1997 Rolet Pere et Fils Vin Jaune Arbois, Jura
100% Savagnin, 14% abv: Pale gold colour, with a delectable nose of walnuts, grassy, mossy, flower meadow, followed by a sweet sherry profile, with obvious caramel, toffee, and stewed red fruit. On the palate, bracing acidity, schist, more walnuts and a lovely aged sherry finish, plenty of toffee notes. The acidity was very bright indeed, probably overpowering any fruit. Definitely tight tonight, even after being opened for several hours. Will follow this over the next couple of days as well, will be interesting to see how it unfolds. The nose was tremendous though, and there clearly is plenty of taming to be done by time here.

lineup
The Whites, from L to R: Jean Leon, Damijan, Musar, Vin Jaune...

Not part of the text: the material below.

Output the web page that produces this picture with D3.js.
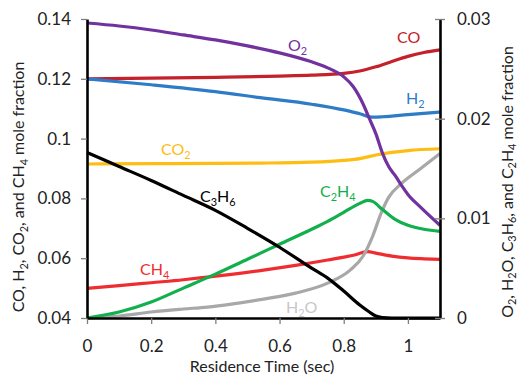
<!DOCTYPE html>
<html>
<head>
<meta charset="utf-8">
<script src="https://cdn.jsdelivr.net/npm/d3@7"></script>
<style>
  html, body { margin: 0; padding: 0; background: #fff; }
  svg { display: block; }
  text { font-family: Lato, "Open Sans", sans-serif; }
</style>
</head>
<body>
<svg id="chart" width="519" height="377"></svg>
<script>
// Residence time (s) sampling for each species profile
const coTime   = [0, 0.2, 0.4, 0.6, 0.7, 0.8, 0.85, 0.9, 0.95, 1.0, 1.05, 1.1];
const coVals   = [0.1200, 0.1202, 0.1205, 0.1209, 0.1212, 0.1218, 0.1226, 0.1240, 0.1258, 0.1275, 0.1288, 0.1297];

const h2Time   = [0, 0.2, 0.4, 0.54, 0.7, 0.8, 0.85, 0.89, 0.92, 1.0, 1.1];
const h2Vals   = [0.1200, 0.1180, 0.1157, 0.1137, 0.1115, 0.1096, 0.1083, 0.1072, 0.1073, 0.1080, 0.1089];

const co2Time  = [0, 0.2, 0.4, 0.54, 0.7, 0.8, 0.85, 0.9, 0.95, 1.0, 1.1];
const co2Vals  = [0.0915, 0.0916, 0.0917, 0.0918, 0.0921, 0.0927, 0.0933, 0.0945, 0.0954, 0.0960, 0.0966];

const ch4Time  = [0, 0.1, 0.2, 0.3, 0.375, 0.45, 0.55, 0.65, 0.75, 0.83, 0.875, 0.9, 0.95, 1.0, 1.05, 1.1];
const ch4Vals  = [0.0499, 0.0508, 0.0518, 0.0528, 0.0537, 0.0546, 0.0560, 0.0576, 0.0594, 0.0610, 0.0622, 0.0617, 0.0607, 0.0601, 0.0598, 0.0596];

const o2Time   = [0, 0.1, 0.2, 0.3, 0.4, 0.5, 0.6, 0.7, 0.75, 0.8, 0.83, 0.86, 0.88, 0.9, 0.92, 0.94, 0.96, 0.98, 1.0, 1.04, 1.1];
const o2Vals   = [0.0296, 0.0293, 0.0289, 0.0284, 0.0279, 0.0273, 0.0266, 0.0257, 0.0251, 0.0242, 0.0232, 0.0215, 0.0200, 0.0185, 0.0166, 0.0152, 0.0143, 0.0133, 0.0124, 0.0111, 0.0093];

const h2oTime  = [0, 0.1, 0.2, 0.3, 0.375, 0.45, 0.55, 0.65, 0.75, 0.82, 0.86, 0.89, 0.915, 0.94, 0.98, 1.04, 1.1];
const h2oVals  = [0, 0.0002, 0.0006, 0.0009, 0.0011, 0.0014, 0.0019, 0.0025, 0.0035, 0.0048, 0.0062, 0.0082, 0.0104, 0.0121, 0.0135, 0.0150, 0.0165];

const c3h6Time = [0, 0.1, 0.2, 0.3, 0.4, 0.5, 0.6, 0.7, 0.75, 0.8, 0.85, 0.88, 0.9, 0.92, 0.95, 1.0, 1.1];
const c3h6Vals = [0.0166, 0.0152, 0.0138, 0.0123, 0.0108, 0.0090, 0.0071, 0.0050, 0.0040, 0.0027, 0.0013, 0.0006, 0.0002, 0.00005, 0, 0, 0];

const c2h4Time = [0, 0.1, 0.2, 0.3, 0.4, 0.5, 0.6, 0.7, 0.75, 0.8, 0.85, 0.875, 0.89, 0.92, 0.96, 1.0, 1.05, 1.1];
const c2h4Vals = [0, 0.0006, 0.0016, 0.0030, 0.0044, 0.0059, 0.0074, 0.0089, 0.0097, 0.0106, 0.0115, 0.0118, 0.0117, 0.0109, 0.0099, 0.0093, 0.0089, 0.0087];

// Axis ticks
const xTicks      = [0, 0.2, 0.4, 0.6, 0.8, 1];
const leftTicks   = [0.04, 0.06, 0.08, 0.1, 0.12, 0.14];
const rightTicks  = [0, 0.01, 0.02, 0.03];

const svg = d3.select("#chart");

const x  = d3.scaleLinear().domain([0, 1.1]).range([87, 440]);
const yL = d3.scaleLinear().domain([0.04, 0.14]).range([318, 19]);
const yR = d3.scaleLinear().domain([0, 0.03]).range([318, 19]);

const zip = (t, v) => t.map((d, i) => ({ t: d, v: v[i] }));

const series = [
  { name: "co",   t: coTime,   v: coVals,   y: yL, color: "#c4212b" },
  { name: "h2",   t: h2Time,   v: h2Vals,   y: yL, color: "#2e7cc6" },
  { name: "co2",  t: co2Time,  v: co2Vals,  y: yL, color: "#fdbd14" },
  { name: "ch4",  t: ch4Time,  v: ch4Vals,  y: yL, color: "#ef2d30" },
  { name: "h2o",  t: h2oTime,  v: h2oVals,  y: yR, color: "#a8a8a8" },
  { name: "c2h4", t: c2h4Time, v: c2h4Vals, y: yR, color: "#12b04c" },
  { name: "c3h6", t: c3h6Time, v: c3h6Vals, y: yR, color: "#000000" },
  { name: "o2",   t: o2Time,   v: o2Vals,   y: yR, color: "#7132a0" }
];

const plot = svg.append("g");
series.forEach(s => {
  const line = d3.line()
    .x(d => x(d.t))
    .y(d => s.y(d.v))
    .curve(d3.curveMonotoneX);
  plot.append("path")
    .datum(zip(s.t, s.v))
    .attr("fill", "none")
    .attr("stroke", s.color)
    .attr("stroke-width", 3.2)
    .attr("stroke-linejoin", "round")
    .attr("d", line);
});

// Axes
const tickColor = "#7f7f7f";
const fmt = d => String(+d.toFixed(3));

const xAxis = svg.append("g").attr("transform", `translate(0,${yL.range()[0]})`)
  .call(d3.axisBottom(x).tickValues(xTicks).tickFormat(fmt).tickSize(6).tickSizeOuter(0).tickPadding(16));
const lAxis = svg.append("g").attr("transform", `translate(${x.range()[0]},0)`)
  .call(d3.axisLeft(yL).tickValues(leftTicks).tickFormat(fmt).tickSize(6).tickSizeOuter(0).tickPadding(10));
const rAxis = svg.append("g").attr("transform", `translate(${x.range()[1]},0)`)
  .call(d3.axisRight(yR).tickValues(rightTicks).tickFormat(fmt).tickSize(5).tickSizeOuter(0).tickPadding(12));

[xAxis, lAxis, rAxis].forEach(a => {
  a.select(".domain").attr("stroke", "#000").attr("stroke-width", 2.6);
  a.selectAll(".tick line").attr("stroke", tickColor).attr("stroke-width", 1.3);
  a.selectAll(".tick text").attr("fill", "#222").style("font-size", "17px")
    .style("font-family", "Lato, 'Open Sans', sans-serif");
});
rAxis.selectAll(".tick line").attr("x1", -5);

// Text with subscripts: parts are [text, isSub]
function richText(g, parts, size, subShift) {
  const shift = size * (subShift || 0.22);
  let lowered = false;
  parts.forEach(([str, sub]) => {
    const ts = g.append("tspan").text(str);
    if (sub) {
      ts.attr("font-size", size * 0.68).attr("dy", lowered ? 0 : shift);
      lowered = true;
    } else {
      ts.attr("font-size", size).attr("dy", lowered ? -shift : 0);
      lowered = false;
    }
  });
}

function addLabel(parts, px, py, color, size) {
  const t = svg.append("text")
    .attr("x", px).attr("y", py)
    .attr("fill", color);
  richText(t, parts, size);
  return t;
}

// Series labels
addLabel([["O"], ["2", 1]],            288, 51,  "#7132a0", 16);
addLabel([["CO"]],                     397, 43,  "#c4212b", 16);
addLabel([["H"], ["2", 1]],            406, 104, "#2e7cc6", 16);
addLabel([["CO"], ["2", 1]],           161, 155, "#fdbd14", 16);
addLabel([["C"], ["3", 1], ["H"], ["6", 1]], 200, 202, "#000", 16);
addLabel([["C"], ["2", 1], ["H"], ["4", 1]], 320, 197, "#12b04c", 16);
addLabel([["CH"], ["4", 1]],           140, 275, "#ef2d30", 16);
addLabel([["H"], ["2", 1], ["O"]],     286, 313, "#c8c8c8", 16);

// Axis titles
svg.append("text")
  .attr("x", 262).attr("y", 372)
  .attr("text-anchor", "middle").attr("fill", "#222")
  .style("font-size", "16px")
  .text("Residence Time (sec)");

const leftTitle = svg.append("text")
  .attr("transform", "translate(24,187) rotate(-90)")
  .attr("text-anchor", "middle").attr("fill", "#222");
richText(leftTitle, [["CO, H"], ["2", 1], [", CO"], ["2", 1], [", and CH"], ["4", 1], [" mole fraction"]], 16);

const rightTitle = svg.append("text")
  .attr("transform", "translate(513,182) rotate(-90)")
  .attr("text-anchor", "middle").attr("fill", "#222");
richText(rightTitle, [["O"], ["2", 1], [", H"], ["2", 1], ["O, C"], ["3", 1], ["H"], ["6", 1], [", and C"], ["2", 1], ["H"], ["4", 1], [" mole fraction"]], 16, 0.16);
</script>
</body>
</html>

2000 Chateau Musar Rouge, Bekaa Valley, Lebanon, Cinsault, Cabernet Sauvignon, Carignan, 13.5% abv: This is from a U.K. importer. Not decanted. A completely different wine from the one I had a few months back. More brett, no VA to speak of. Not cloudy this time. Stewed fruit and tomatoes again on both the nose and the palate, leather, barnyard, macerated strawberries, a bit of herbaceousness. Nice balance between the acidity and tannins. Overall, this was a very, very nice wine tonight.

These were all drunk over the course of the evening, along with the following cheeses: epoisses de bourgogne, saint maure, bouchons, and comte. The comte and vin jaune easily made for the best pairing.